The GP's View: Going outside is the best way to get vital vitamin D
FOLLOWING an urgent review, we are now not going to be advised to take vitamin D supplements to reduce our risk of becoming seriously ill with Covid-19.
We are all told to take the vitamin, which is formed in the skin during sun exposure, in the winter, and many are concerned that staying inside during lockdown has meant we are now at risk of being deficient in the nutrient.
We know that the vitamin is vital for bone health, but apart from that, hard data about its benefits is lacking.
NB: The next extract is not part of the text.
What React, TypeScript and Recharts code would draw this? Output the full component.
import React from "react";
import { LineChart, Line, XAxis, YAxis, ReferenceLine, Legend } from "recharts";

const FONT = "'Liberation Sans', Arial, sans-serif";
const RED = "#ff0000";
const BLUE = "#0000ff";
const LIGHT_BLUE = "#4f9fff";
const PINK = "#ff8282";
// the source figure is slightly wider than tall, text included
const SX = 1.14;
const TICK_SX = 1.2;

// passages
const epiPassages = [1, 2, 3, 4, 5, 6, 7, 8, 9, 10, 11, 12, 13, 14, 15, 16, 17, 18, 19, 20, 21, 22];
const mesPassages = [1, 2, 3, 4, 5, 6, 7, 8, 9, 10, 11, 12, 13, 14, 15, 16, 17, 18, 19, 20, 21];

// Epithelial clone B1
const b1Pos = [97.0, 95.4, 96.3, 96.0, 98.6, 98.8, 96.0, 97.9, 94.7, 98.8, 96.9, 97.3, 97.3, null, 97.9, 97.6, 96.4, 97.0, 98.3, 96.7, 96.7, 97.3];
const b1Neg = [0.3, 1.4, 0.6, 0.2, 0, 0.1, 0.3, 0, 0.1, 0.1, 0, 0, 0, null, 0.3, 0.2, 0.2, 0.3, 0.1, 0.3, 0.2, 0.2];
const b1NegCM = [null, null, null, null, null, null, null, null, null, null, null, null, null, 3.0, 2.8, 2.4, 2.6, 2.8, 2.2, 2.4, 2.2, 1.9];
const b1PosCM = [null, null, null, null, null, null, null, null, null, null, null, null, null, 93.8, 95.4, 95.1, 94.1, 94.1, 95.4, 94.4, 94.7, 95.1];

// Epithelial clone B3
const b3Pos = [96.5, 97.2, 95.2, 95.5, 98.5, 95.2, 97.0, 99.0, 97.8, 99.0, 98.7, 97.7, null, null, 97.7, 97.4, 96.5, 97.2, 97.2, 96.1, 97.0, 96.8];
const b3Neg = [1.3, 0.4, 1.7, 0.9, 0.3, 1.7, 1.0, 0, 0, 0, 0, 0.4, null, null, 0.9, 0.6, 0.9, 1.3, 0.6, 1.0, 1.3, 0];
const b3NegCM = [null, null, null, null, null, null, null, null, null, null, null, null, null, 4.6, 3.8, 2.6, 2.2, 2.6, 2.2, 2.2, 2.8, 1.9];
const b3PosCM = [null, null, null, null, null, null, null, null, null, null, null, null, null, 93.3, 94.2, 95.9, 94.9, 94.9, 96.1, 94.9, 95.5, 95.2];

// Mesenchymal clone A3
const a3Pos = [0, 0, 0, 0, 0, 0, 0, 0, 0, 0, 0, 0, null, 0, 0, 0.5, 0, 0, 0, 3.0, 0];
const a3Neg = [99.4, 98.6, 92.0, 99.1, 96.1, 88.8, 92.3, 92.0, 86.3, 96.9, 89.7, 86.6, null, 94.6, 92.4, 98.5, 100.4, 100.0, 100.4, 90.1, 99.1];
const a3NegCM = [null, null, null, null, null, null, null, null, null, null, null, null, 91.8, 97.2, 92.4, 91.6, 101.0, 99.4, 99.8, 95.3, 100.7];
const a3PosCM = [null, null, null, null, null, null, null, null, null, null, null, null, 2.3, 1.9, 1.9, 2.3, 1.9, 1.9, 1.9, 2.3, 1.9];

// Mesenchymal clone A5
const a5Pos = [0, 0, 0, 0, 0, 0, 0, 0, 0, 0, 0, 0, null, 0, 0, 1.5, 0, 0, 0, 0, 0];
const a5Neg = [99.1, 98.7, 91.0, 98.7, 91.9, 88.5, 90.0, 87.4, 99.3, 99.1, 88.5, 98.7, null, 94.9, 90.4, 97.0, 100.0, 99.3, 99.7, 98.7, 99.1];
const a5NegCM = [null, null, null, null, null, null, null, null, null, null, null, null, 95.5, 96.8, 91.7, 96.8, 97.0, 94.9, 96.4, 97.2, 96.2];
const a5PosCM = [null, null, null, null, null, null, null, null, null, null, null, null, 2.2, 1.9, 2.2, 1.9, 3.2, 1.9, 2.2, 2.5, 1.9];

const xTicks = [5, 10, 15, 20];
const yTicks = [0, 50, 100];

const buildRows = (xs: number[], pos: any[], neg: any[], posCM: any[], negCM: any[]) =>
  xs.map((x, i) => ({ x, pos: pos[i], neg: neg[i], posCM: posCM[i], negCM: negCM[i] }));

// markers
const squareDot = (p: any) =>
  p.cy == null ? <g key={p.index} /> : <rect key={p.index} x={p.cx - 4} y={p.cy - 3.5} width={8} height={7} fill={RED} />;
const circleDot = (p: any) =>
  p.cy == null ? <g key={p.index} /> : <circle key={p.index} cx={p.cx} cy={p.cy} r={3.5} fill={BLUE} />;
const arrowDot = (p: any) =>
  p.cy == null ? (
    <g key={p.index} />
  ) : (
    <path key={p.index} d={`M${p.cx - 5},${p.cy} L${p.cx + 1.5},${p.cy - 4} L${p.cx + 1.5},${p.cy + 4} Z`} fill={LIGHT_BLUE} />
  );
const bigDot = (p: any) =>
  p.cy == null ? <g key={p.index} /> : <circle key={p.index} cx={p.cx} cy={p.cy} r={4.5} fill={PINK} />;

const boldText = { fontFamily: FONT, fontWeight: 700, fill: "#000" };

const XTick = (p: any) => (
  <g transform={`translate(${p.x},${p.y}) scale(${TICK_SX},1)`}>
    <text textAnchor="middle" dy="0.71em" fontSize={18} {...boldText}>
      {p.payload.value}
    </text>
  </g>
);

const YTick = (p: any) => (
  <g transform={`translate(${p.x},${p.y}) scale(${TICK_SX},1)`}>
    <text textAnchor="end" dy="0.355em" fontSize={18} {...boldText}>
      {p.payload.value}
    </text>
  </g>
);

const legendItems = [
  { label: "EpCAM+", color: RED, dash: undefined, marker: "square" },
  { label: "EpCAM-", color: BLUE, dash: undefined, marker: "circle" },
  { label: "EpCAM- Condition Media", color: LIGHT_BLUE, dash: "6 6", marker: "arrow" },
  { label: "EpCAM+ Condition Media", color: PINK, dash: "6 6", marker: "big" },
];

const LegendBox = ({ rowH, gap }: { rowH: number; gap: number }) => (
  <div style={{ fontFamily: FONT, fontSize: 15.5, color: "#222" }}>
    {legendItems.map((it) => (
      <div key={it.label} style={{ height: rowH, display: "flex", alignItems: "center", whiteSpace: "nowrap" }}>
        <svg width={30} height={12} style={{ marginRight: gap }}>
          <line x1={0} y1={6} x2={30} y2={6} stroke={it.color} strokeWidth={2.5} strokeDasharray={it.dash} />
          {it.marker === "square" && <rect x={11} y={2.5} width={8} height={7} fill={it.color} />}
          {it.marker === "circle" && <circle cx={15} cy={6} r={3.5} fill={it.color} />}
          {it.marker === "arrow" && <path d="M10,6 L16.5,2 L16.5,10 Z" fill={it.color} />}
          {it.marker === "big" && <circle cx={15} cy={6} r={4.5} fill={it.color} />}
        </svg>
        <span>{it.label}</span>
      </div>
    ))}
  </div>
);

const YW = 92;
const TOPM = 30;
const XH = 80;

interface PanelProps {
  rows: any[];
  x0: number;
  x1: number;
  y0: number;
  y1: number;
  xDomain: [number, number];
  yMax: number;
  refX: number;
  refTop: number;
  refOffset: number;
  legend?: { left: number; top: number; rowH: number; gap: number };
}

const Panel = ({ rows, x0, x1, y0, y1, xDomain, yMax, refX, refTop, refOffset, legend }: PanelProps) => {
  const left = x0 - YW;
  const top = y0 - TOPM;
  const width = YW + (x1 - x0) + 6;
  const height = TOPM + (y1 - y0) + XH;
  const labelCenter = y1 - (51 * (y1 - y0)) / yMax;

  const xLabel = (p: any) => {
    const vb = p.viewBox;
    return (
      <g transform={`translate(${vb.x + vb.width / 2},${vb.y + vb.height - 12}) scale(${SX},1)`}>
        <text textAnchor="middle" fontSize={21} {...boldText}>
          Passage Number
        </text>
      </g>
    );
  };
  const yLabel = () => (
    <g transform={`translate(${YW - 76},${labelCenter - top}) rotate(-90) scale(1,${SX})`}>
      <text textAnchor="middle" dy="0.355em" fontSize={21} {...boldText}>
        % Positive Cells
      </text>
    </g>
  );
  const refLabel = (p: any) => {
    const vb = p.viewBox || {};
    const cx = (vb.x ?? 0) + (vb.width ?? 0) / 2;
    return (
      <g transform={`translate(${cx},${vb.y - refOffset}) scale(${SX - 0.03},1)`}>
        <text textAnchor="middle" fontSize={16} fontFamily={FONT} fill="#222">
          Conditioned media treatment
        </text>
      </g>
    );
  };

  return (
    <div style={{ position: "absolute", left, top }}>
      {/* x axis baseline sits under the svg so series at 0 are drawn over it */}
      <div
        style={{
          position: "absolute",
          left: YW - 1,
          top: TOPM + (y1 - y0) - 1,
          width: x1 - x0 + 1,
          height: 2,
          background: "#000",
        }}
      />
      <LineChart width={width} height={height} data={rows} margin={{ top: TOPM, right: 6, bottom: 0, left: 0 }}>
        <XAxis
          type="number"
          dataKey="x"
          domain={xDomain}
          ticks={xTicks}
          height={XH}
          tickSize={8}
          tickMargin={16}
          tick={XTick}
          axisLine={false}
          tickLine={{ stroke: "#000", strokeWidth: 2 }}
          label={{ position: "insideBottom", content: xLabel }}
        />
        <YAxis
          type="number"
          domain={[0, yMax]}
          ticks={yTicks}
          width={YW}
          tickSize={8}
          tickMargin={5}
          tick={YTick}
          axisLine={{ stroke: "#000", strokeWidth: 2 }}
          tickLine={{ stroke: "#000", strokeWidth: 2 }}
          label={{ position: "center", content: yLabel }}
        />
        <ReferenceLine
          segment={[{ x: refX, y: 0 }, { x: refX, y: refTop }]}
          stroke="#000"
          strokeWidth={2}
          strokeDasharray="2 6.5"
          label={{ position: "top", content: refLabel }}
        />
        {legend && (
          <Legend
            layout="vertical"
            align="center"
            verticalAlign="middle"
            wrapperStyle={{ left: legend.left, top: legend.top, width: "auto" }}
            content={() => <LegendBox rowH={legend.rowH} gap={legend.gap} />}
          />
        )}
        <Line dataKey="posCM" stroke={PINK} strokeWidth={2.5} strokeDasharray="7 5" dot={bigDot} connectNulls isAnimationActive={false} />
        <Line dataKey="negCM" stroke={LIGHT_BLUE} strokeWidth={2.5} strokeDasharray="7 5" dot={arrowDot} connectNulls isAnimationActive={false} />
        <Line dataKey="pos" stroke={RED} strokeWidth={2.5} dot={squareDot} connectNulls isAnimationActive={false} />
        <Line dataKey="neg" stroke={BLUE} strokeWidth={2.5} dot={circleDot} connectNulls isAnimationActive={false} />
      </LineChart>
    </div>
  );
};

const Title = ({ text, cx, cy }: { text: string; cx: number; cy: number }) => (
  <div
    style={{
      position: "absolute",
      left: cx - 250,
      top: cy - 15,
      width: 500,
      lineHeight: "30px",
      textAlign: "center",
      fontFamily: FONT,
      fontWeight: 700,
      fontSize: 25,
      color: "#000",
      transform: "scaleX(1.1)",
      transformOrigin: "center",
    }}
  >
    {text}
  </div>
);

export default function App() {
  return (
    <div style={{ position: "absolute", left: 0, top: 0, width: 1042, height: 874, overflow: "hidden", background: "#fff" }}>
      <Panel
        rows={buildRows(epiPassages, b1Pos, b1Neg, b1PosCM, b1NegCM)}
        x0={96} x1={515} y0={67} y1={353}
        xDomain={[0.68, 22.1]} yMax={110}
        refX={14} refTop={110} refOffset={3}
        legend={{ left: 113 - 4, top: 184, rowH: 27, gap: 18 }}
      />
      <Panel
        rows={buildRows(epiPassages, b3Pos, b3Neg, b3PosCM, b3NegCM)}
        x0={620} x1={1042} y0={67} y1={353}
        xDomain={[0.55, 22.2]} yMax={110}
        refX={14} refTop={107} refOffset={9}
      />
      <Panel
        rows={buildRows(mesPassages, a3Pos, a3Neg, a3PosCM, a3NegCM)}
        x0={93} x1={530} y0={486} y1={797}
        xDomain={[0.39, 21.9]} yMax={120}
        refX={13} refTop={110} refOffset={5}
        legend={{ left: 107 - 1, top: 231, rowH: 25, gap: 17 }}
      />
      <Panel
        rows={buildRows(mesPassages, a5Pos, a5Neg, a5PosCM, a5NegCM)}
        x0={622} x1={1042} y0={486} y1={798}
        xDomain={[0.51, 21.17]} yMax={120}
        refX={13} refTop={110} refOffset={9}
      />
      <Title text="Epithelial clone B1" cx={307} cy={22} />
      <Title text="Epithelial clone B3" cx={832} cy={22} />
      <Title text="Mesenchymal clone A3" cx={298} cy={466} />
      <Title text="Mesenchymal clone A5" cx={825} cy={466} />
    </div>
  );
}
For instance, while having low levels of vitamin D is associated with an increased incidence of upper respiratory tract infections, are low levels the cause or the effect of the infection?
That's why evidence about the vitamin D status of those with Covid-19 was urgently sought.
The virus started to spread here at the end of winter, when our vitamin D levels are typically low. The theory is that vitamin D helps to protect the lining of the respiratory tract. It is also likely that it limits the inflammatory response to the virus – and it's this response in the lungs that causes much of the severity of the illness.
However, this week Britain's National Institute for Health and Care Excellence ruled there is not enough good evidence that the vitamin protects against a severe Covid infection.
The picture is complex and the only advice I can offer is to do your best not to be vitamin D deficient, by eating eggs, red meat and oily fish, and exposing your skin to sunshine, but not excessively.
Also, consider taking a vitamin D supplement as the chances of getting enough sunshine may yet be limited: most doctors recommend getting 1000IU vitamin D3 daily, more than the 10mcg recommended by the government.
However, there has been evidence in the past that naturally derived vitamin D is more effective at preventing osteoporosis than supplements.
Could this be a reason why we hear that Covid-19 is likely to regress with summer weather?